Les six nouvelles qui constituent ce recueil sont très homogènes. En effet, elles tournent principalement autour de trois thèmes : le rapport créateur/créature (dans la première, la troisième et la dernière), ce qui inclut le lien parental ; la mort (dans la deuxième et la quatrième surtout, mais on peut aussi citer la troisième) ; et, surtout, la prédestination : un avenir prévu peut-il être modifié, et si oui de quelle façon (dans la première et la deuxième, d'une certaine façon, et les trois dernières) ? On pourrait presque considérer qu'en fait il n'y en a que deux, tant celui de la mort et celui du temps / de la prédestination sont corrélés.
Notre modèle économique ? Le paradoxe de Fermi : ce n'est carrément pas normal que cette civilisation évoluée au bout de l'univers n'ait pas totalement disparu ! Comment réaliser des profits si vos créatures ne finissent pas le travail en vue duquel on les a créées ? Une histoire qui ne se prend pas au sérieux sur l'origine de la vie, et sur la faillibilité des "dieux".
Comme neuf : si après la destruction totale de toute vie sur Terre vous trouvez une bouteille avec un génie dedans, faites très attention à ne pas gâcher vos trois vœux, sachant que tout peut mal tourner. Le mélange fantastique/SF fonctionne bien dans cette autre nouvelle au ton léger.

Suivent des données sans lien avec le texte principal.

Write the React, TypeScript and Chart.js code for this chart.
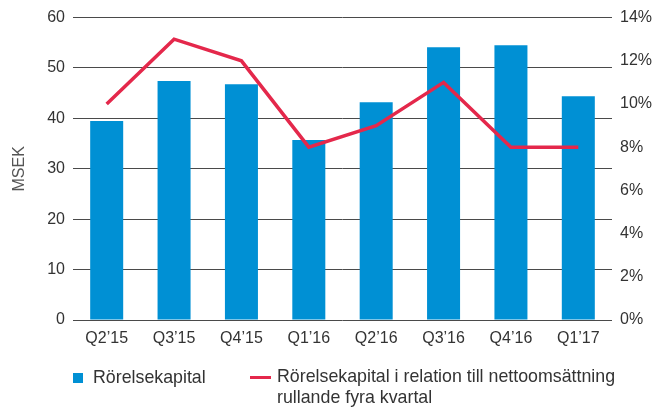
import React, { useEffect, useRef } from "react";
import { Chart, registerables } from "chart.js";

Chart.register(...registerables);

const categories = ["Q2’15", "Q3’15", "Q4’15", "Q1’16", "Q2’16", "Q3’16", "Q4’16", "Q1’17"];
const rorelsekapital = [39.5, 47.4, 46.8, 35.7, 43.2, 54.1, 54.5, 44.4];
const andelProcent = [10.0, 13.0, 12.0, 8.0, 9.0, 11.0, 8.0, 8.0];
const leftTicks = [0, 10, 20, 30, 40, 50, 60];
const rightTicks = [0, 2, 4, 6, 8, 10, 12, 14];

const BAR = "#0090D4";
const RED = "#E4284B";
const TEXT = "#333333";
const FONT = "'Liberation Sans', Arial, sans-serif";

export default function App() {
  const ref = useRef<HTMLCanvasElement | null>(null);
  useEffect(() => {
    if (!ref.current) return;
    const chart = new Chart(ref.current, {
      type: "bar",
      data: {
        labels: categories,
        datasets: [
          {
            type: "line",
            label: "Rörelsekapital i relation till nettoomsättning rullande fyra kvartal",
            data: andelProcent,
            yAxisID: "y1",
            borderColor: RED,
            backgroundColor: RED,
            borderWidth: 3.5,
            pointRadius: 0,
            tension: 0,
            order: 0,
          } as any,
          {
            type: "bar",
            label: "Rörelsekapital",
            data: rorelsekapital,
            yAxisID: "y",
            backgroundColor: BAR,
            categoryPercentage: 1,
            barPercentage: 0.49,
            order: 1,
          } as any,
        ],
      },
      options: {
        animation: false,
        responsive: false,
        maintainAspectRatio: false,
        layout: { padding: { top: 16, left: 0, right: 0, bottom: 0 } },
        plugins: { legend: { display: false }, tooltip: { enabled: false } },
        scales: {
          x: {
            grid: { display: false, drawTicks: false },
            border: { display: false },
            ticks: { color: TEXT, font: { family: FONT, size: 16 }, padding: 9 },
            afterFit: (s: any) => {
              s.height = 88;
            },
          },
          y: {
            position: "left",
            min: 0,
            max: 60,
            afterBuildTicks: (s: any) => {
              s.ticks = leftTicks.map((v) => ({ value: v }));
            },
            grid: { color: "#4a4a4a", lineWidth: 1, drawTicks: false },
            border: { display: false },
            ticks: { color: TEXT, font: { family: FONT, size: 16 }, padding: 8 },
            title: {
              display: true,
              text: "MSEK",
              color: "#555555",
              font: { family: FONT, size: 16 },
              padding: { top: 10, bottom: 0 },
            },
            afterFit: (s: any) => {
              s.width = 73;
            },
          },
          y1: {
            position: "right",
            min: 0,
            max: 14,
            afterBuildTicks: (s: any) => {
              s.ticks = rightTicks.map((v) => ({ value: v }));
            },
            grid: { display: false, drawTicks: false },
            border: { display: false },
            ticks: {
              color: TEXT,
              font: { family: FONT, size: 16 },
              padding: 8,
              callback: (v: any) => v + "%",
            },
            afterFit: (s: any) => {
              s.width = 42;
            },
          },
        },
      },
    });
    return () => chart.destroy();
  }, []);

  const textStyle: React.CSSProperties = {
    position: "absolute",
    fontFamily: FONT,
    fontSize: 17.8,
    lineHeight: "21px",
    color: TEXT,
    whiteSpace: "nowrap",
  };

  return (
    <div style={{ position: "absolute", left: 0, top: 0, width: 654, height: 408, background: "#fff" }}>
      <canvas ref={ref} width={654} height={408} style={{ display: "block", width: 654, height: 408 }} />
      <div style={{ position: "absolute", left: 73, top: 373, width: 10, height: 10, background: BAR }} />
      <div style={{ ...textStyle, left: 93, top: 367 }}>Rörelsekapital</div>
      <div style={{ position: "absolute", left: 250, top: 376, width: 21, height: 3, background: RED }} />
      <div style={{ ...textStyle, left: 277, top: 366 }}>
        Rörelsekapital i relation till nettoomsättning
        <br />
        rullande fyra kvartal
      </div>
    </div>
  );
}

Intestat : dans cette famille heureuse, chaque enfant imagine quelle partie de leur père il récupérera après sa mort. Le mélange de la forme pleine d'humour et du fond plutôt sinistre rend cette histoire dérangeante.
Cartographie des morts soudaines : voyager dans le temps en profitant de l'énergie dégagée par les morts importantes présente encore plus de danger de modification accidentelle que les autres méthodes. A mon avis la moins originale du recueil, sur les dangers du voyage dans le temps pour la stabilité du futur, même si la méthode choisie pour ledit voyage ici est intéressante.
Six mois, trois jours : quel espace de liberté reste-t'il quand on sait exactement ce qui va se passer, et notamment que l'on n'a que six mois et trois jours à passer avec la personne dont on est amoureux ? L'une des meilleures du recueil, auquel elle donne son titre, au moins en français, cette nouvelle développe une réflexion intéressante sur la prédestination, bien sûr, mais aussi sur la capacité, ou pas, à envisager des solutions alternatives, quitte à devoir quitter le confort psychique et mental de la certitude, et à changer. Quelque part, une illustration du "Mieux vaut un démon qu'on connaît qu'un ange qu'on ne connaît pas".
Trèfle : quand Berkley arrive dans le foyer de Joe et Anwar comme une promesse de bonheur, il est choyé non seulement en tant que tel, mais aussi pour lui-même. Au bout de neuf ans, enfin rassuré et heureux, il est furieux de voir débarquer un autre chat. Peut-être ma préférée du recueil - mais j'ai tendance à perdre mon sens critique dès qu'un chat entre en scène -, cette nouvelle, plutôt fantastique que SF, illustre une réflexion sur la différence entre le bonheur et la chance, et leur possible incarnation dans un élément de la vie, mais aussi sur l'aspect possiblement négatif de toute prédiction (thème qui était déjà celui de la nouvelle précédente). Comme Intestat, c'est aussi une réflexion sur la façon dont nos actes nous poursuivent, comme on le voit dans le rapport Patricia / Berkley. C'est enfin la seule nouvelle où apparaissent les différents thèmes majeurs que j'ai mentionnés en introduction de cette chronique.
L'homogénéité du fond se retrouve au niveau de la forme : le style est fluide, les personnages bien décrits et individualisés, le ton souvent plein d'humour. En somme, ce recueil est une lecture fort agréable et introduit en douceur le lecteur à l'univers très particulier de l'autrice.